Il regime fascista in Italia, fra i regimi totalitari del Novecento, fu il primo a costituirsi e ad imporsi come modello; fu il fascismo a proporre l’idea di uno Stato nuovo, basato sul coinvolgimento delle masse e su un nuovo quadro di riferimento ideologico lontano sia dal socialismo sia dalla democrazia liberale; una dottrina nazionalista volta a fare dello Stato un principio e che, a differenza del nazionalismo classico, finisce per identificare l’individuo singolo con lo stato piuttosto che renderlo indipendente da esso.
Regime fascista riassunto
Ecco che il regime fascista si presenta come una dottrina totalitaria, che non riguarda soltanto l’ordinamento e l’indirizzo politico della nazione, ma tutta la sua volontà, il suo pensiero e il suo sentimento (rielaborando una definizione di Giovanni Gentile, teorico del fascismo).
Tuttavia, Mussolini fallì. Il fascismo infatti non può definirsi un totalitarismo perfetto per via di quei due poteri sui quali Mussolini non ebbe mai il controllo assoluto: la Chiesa e il re.
Oltre il 99% della popolazione si dichiarava infatti cattolica; la pratica religiosa era diffusa in modo massiccio; le parrocchie erano spesso l’unico centro di aggregazione sociale e culturale. Mussolini cercò quindi l’intesa con il Vaticano, perché non era facile governare contro la Chiesa o senza trovare compromesso con essa.

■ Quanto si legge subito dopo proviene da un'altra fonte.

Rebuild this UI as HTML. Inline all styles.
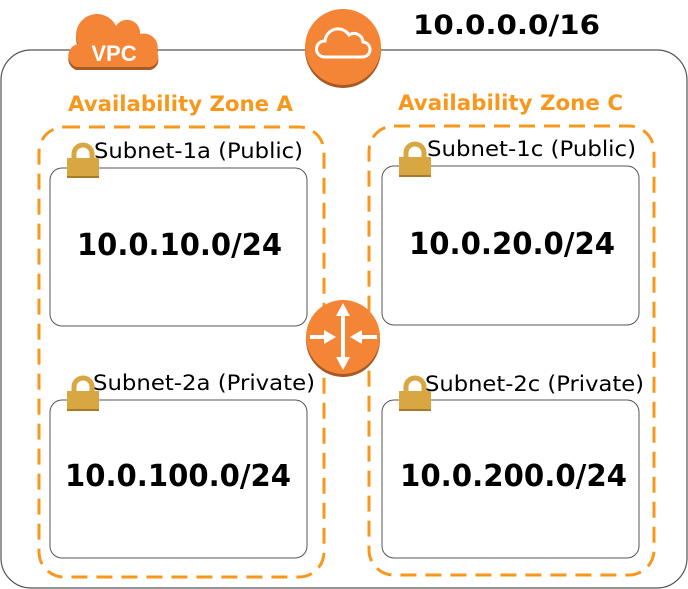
<!DOCTYPE html>
<html><head><style>body{margin:0;background:#fff}svg{display:block}</style></head><body>
<svg width="688" height="589" viewBox="0 0 688 589" xmlns="http://www.w3.org/2000/svg" font-family="'DejaVu Sans', 'Liberation Sans', sans-serif">
<defs>
<g id="lock">
<path d="M7 15 V10 a9 9 0 0 1 18 0 V15" fill="none" stroke="#d9a741" stroke-width="5"/>
<rect x="0" y="14" width="32" height="20" fill="#d9a741"/>
<rect x="0" y="32" width="32" height="2" fill="#a67c2a"/>
</g>
</defs>
<rect x="1" y="50" width="686" height="538" rx="30" fill="#fff" stroke="#555" stroke-width="1.2"/>
<g>
<path d="M76 70 a12 12 0 0 1 2 -23 a21 21 0 0 1 38 -18 a13 13 0 0 1 24 8 a14 14 0 0 1 17 18 a10 10 0 0 1 -7 15 z" fill="#a85a24"/>
<path d="M76 67 a12 12 0 0 1 2 -23 a21 21 0 0 1 38 -18 a13 13 0 0 1 24 8 a14 14 0 0 1 17 18 a10 10 0 0 1 -7 15 z" fill="#f58536"/>
<text x="114" y="61" font-size="22" font-weight="bold" fill="#fff" text-anchor="middle" font-family="'Liberation Sans Narrow','Liberation Sans',sans-serif">VPC</text>
</g>
<circle cx="343" cy="50" r="38" fill="#a85a24"/>
<circle cx="343" cy="47" r="38" fill="#f58536"/>
<path d="M324 57 a8 8 0 0 1 1 -16 a13 13 0 0 1 24 -6 a9 9 0 0 1 14 7 a7.5 7.5 0 0 1 -1 15 z" fill="none" stroke="#fff" stroke-width="3"/>
<text x="413" y="34" font-size="27" font-weight="bold" fill="#000" textLength="187" lengthAdjust="spacingAndGlyphs">10.0.0.0/16</text>
<text x="68" y="111" font-size="21" font-weight="bold" fill="#f7981d" textLength="225" lengthAdjust="spacingAndGlyphs">Availability Zone A</text>
<text x="398" y="110" font-size="21" font-weight="bold" fill="#f7981d" textLength="225" lengthAdjust="spacingAndGlyphs">Availability Zone C</text>
<rect x="39" y="127" width="285" height="450" rx="25" fill="none" stroke="#f7981d" stroke-width="3" stroke-dasharray="16 9"/>
<rect x="369" y="126" width="285" height="449" rx="25" fill="none" stroke="#f7981d" stroke-width="3" stroke-dasharray="16 9"/>
<rect x="50" y="168" width="257" height="158" rx="12" fill="#fff" stroke="#555"/>
<rect x="382" y="166" width="257" height="159" rx="12" fill="#fff" stroke="#555"/>
<rect x="50" y="400" width="257" height="158" rx="12" fill="#fff" stroke="#555"/>
<rect x="382" y="400" width="257" height="158" rx="12" fill="#fff" stroke="#555"/>
<g font-size="21" fill="#000">
<text x="94" y="158" textLength="209" lengthAdjust="spacingAndGlyphs">Subnet-1a (Public)</text>
<text x="427" y="156" textLength="209" lengthAdjust="spacingAndGlyphs">Subnet-1c (Public)</text>
<text x="93" y="390" textLength="222" lengthAdjust="spacingAndGlyphs">Subnet-2a (Private)</text>
<text x="425" y="391" textLength="219" lengthAdjust="spacingAndGlyphs">Subnet-2c (Private)</text>
</g>
<use href="#lock" x="67" y="144"/>
<use href="#lock" x="399" y="143"/>
<use href="#lock" x="67" y="377"/>
<use href="#lock" x="399" y="377"/>
<g font-size="30" font-weight="bold" fill="#000">
<text x="77" y="255" textLength="205" lengthAdjust="spacingAndGlyphs">10.0.10.0/24</text>
<text x="409" y="254" textLength="206" lengthAdjust="spacingAndGlyphs">10.0.20.0/24</text>
<text x="65" y="486" textLength="226" lengthAdjust="spacingAndGlyphs">10.0.100.0/24</text>
<text x="400" y="486" textLength="227" lengthAdjust="spacingAndGlyphs">10.0.200.0/24</text>
</g>
<circle cx="343" cy="340" r="37" fill="#a85a24"/>
<circle cx="343" cy="337" r="37" fill="#f58536"/>
<g fill="#fff">
<rect x="341" y="313" width="4" height="48"/>
<polygon points="343,303 336,316 350,316"/>
<polygon points="343,370 336,357 350,357"/>
<rect x="310" y="335" width="16" height="4"/>
<polygon points="336,337 324,330 324,344"/>
<rect x="361" y="335" width="16" height="4"/>
<polygon points="350,337 362,330 362,344"/>
</g>
</svg>
</body></html>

Le trattative Stato-Chiesa iniziarono nell’estate del ’26 e si protrassero per due anni e mezzo nel segreto più assoluto; si conclusero l’11 febbraio 1929 con la stipulazione dei Patti Lateranensi dal nome dei palazzi Laterani in cui fu firmato il documento tra Mussolini e il cardinale Gasparri, segretario di Stato Vaticano.
I Patti Lateranensi
I Patti Lateranensi si articolavano in tre parti distinte:
- un concordato, che regolava i rapporti interni tra Chiesa e Regno d’Italia; esonerava i sacerdoti dal servizio militare; escludeva i preti spretati dagli uffici pubblici; stabiliva che il matrimonio religioso avesse anche effetti civili; rendeva fondamentale l’insegnamento della dottrina cattolica; permetteva alle organizzazioni dipendenti dall’Azione cattolica di continuare a svolgere la loro attività, ma al di fuori di qualsiasi organizzazione politica;
- un trattato internazionale, che poneva fine alla questione romana iniziata nell’1870 da Pio IX: la Chiesa ora riconosceva lo Stato italiano e si vedeva riconosciuta la Città del Vaticano;
- una convenzione finanziaria con cui l’Italia si impegnava a pagare una forte indennità a titolo di risarcimento per la perdita dello Stato pontificio.
I Patti lateranensi furono favorevoli tanto a Mussolini quanto alla Chiesa.
Mussolini estese in questo modo l’area di consenso. Nel marzo del ’29 ci furono infatti le prime elezioni plebiscitarie, nelle quali votarono il 90% degli italiani, di cui il 98% furono i voti favorevoli.
La Chiesa, intanto, aveva riacquistato l’influenza nell’istruzione e nella legislazione matrimoniale. Con le sue organizzazioni giovanili, la Chiesa faceva concorrenza al fascismo, ma non usò mai i suoi spazi per fare propaganda antifascista, servendosene per educare una parte non trascurabile della gioventù, per formare quella classe dirigente che nel Secondo dopoguerra avrebbe preso il posto di quella fascista.
L’altro potere forte che limitava il potere di Mussolini era la monarchia. Il re infatti era sì ostaggio di Mussolini, ma rimaneva il capo delle forze armate, sceglieva i senatori, nominava e revocava il capo del governo. Poteri teorici previsti dallo Statuto albertino, che, tuttavia, in un momento di crisi del fascismo il re avrebbe potuto sfruttare per ritornare punto di riferimento dei militari e della borghesia conservatrice.